WRITTEN TASK. Find every line with "script" in it, then report how many there are and nothing more.

(Rows from a dataset of charts and code)
-- start --
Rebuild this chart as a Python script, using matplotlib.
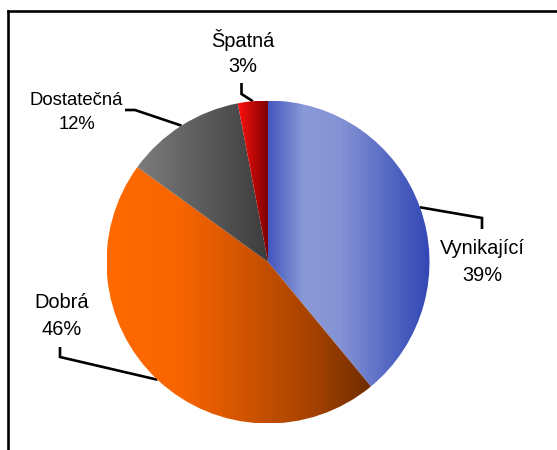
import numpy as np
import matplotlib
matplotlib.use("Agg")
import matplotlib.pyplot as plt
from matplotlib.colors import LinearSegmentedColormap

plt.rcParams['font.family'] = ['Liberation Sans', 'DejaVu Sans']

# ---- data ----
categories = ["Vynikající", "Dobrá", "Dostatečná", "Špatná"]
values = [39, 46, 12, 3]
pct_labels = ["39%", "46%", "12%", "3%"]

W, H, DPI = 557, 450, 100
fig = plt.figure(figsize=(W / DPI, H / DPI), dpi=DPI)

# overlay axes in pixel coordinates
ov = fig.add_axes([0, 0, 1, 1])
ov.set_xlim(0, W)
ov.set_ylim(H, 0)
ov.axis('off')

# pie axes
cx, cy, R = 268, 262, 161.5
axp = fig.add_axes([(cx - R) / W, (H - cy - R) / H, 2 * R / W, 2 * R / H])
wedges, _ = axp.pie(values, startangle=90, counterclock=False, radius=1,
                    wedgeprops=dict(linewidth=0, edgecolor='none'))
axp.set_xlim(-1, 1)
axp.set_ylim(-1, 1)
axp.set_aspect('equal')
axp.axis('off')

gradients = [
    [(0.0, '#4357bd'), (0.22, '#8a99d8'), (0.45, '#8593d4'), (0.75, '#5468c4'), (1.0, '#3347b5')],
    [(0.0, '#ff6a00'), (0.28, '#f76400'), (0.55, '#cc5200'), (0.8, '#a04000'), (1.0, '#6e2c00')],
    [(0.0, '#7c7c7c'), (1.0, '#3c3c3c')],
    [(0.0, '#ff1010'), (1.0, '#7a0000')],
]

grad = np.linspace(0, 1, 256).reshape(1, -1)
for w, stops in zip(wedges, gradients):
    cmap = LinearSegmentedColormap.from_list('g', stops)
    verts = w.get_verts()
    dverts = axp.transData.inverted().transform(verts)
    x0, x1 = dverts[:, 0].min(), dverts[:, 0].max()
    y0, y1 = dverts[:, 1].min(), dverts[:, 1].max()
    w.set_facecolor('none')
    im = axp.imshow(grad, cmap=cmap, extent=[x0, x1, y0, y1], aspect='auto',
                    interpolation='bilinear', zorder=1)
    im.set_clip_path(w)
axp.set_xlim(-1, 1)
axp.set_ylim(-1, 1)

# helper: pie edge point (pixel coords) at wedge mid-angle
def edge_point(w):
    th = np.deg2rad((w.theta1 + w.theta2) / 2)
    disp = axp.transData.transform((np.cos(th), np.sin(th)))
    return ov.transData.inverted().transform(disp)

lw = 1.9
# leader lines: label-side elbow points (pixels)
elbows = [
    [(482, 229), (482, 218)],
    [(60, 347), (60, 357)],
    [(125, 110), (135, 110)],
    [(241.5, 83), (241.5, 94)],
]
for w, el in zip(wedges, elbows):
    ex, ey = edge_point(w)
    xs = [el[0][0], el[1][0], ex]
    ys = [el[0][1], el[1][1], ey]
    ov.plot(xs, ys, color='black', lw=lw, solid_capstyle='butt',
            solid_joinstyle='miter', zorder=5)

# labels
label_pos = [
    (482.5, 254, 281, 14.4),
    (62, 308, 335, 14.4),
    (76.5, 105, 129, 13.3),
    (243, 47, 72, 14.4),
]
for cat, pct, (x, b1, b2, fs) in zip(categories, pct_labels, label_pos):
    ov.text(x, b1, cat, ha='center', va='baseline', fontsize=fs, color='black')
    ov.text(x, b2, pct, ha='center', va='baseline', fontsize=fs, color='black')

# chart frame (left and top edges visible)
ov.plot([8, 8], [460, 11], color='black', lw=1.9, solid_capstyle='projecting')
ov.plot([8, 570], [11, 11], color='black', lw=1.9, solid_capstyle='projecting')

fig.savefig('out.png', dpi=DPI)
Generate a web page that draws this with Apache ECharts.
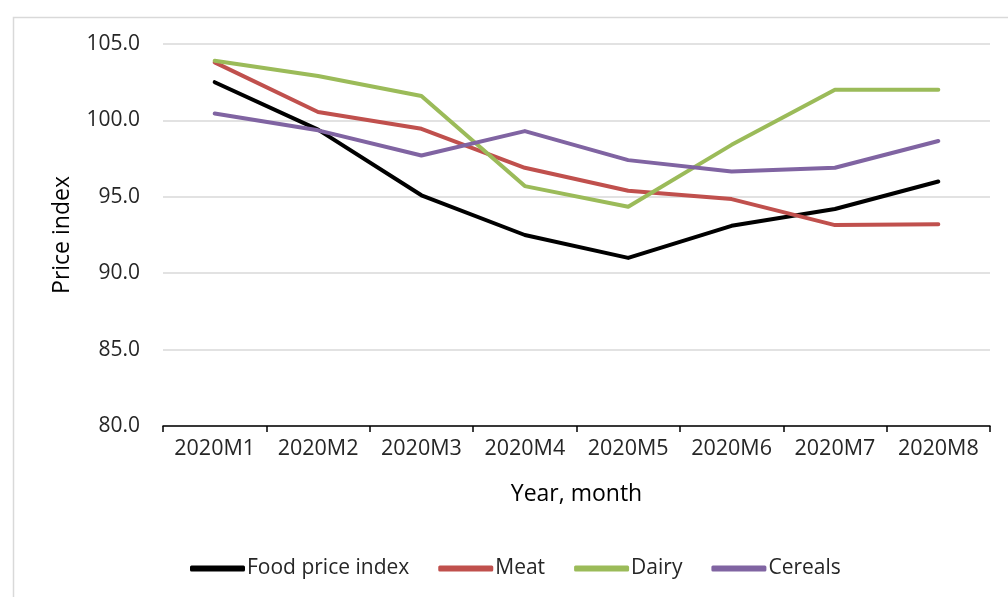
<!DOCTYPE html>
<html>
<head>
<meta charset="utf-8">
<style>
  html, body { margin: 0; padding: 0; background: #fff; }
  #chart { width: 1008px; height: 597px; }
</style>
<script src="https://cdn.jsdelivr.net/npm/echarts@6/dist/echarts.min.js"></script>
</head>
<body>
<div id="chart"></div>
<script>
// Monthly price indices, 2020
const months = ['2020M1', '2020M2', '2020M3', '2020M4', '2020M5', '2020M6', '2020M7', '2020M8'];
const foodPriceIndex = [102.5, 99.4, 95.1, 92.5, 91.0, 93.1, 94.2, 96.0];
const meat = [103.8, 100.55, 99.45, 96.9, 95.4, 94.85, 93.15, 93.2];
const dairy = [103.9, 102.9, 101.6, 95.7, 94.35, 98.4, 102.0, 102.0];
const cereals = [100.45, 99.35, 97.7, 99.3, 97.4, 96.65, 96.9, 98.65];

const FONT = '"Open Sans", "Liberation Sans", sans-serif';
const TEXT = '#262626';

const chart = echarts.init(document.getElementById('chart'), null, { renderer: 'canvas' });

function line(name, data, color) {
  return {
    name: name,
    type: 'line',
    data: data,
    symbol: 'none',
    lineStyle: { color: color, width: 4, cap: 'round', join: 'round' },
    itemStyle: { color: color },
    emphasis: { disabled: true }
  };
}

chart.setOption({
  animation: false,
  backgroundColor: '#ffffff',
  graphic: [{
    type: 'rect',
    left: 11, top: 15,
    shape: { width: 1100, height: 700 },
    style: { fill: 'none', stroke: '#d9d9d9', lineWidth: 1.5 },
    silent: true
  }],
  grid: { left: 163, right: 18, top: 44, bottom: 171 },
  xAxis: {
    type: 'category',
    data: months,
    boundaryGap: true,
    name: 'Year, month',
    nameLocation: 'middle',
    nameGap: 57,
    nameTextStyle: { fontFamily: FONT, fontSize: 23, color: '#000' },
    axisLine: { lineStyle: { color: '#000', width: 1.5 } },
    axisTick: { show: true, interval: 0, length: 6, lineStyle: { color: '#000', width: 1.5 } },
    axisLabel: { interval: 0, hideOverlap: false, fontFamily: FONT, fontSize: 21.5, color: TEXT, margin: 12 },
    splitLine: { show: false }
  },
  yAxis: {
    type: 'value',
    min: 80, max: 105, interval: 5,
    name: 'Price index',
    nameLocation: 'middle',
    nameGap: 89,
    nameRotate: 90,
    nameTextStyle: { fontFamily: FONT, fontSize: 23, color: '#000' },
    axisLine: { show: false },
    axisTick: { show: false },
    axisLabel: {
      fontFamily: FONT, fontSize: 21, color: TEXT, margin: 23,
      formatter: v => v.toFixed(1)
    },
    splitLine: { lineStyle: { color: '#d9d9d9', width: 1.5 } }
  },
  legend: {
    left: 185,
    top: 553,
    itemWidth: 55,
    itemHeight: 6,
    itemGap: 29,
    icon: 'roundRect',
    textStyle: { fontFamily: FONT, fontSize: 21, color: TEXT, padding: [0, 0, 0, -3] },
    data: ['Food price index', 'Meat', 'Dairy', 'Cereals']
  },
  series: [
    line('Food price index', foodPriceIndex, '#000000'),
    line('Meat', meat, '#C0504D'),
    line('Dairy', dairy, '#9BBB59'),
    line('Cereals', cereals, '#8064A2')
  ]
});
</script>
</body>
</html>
-- end --
EXPECTED ANSWER. 4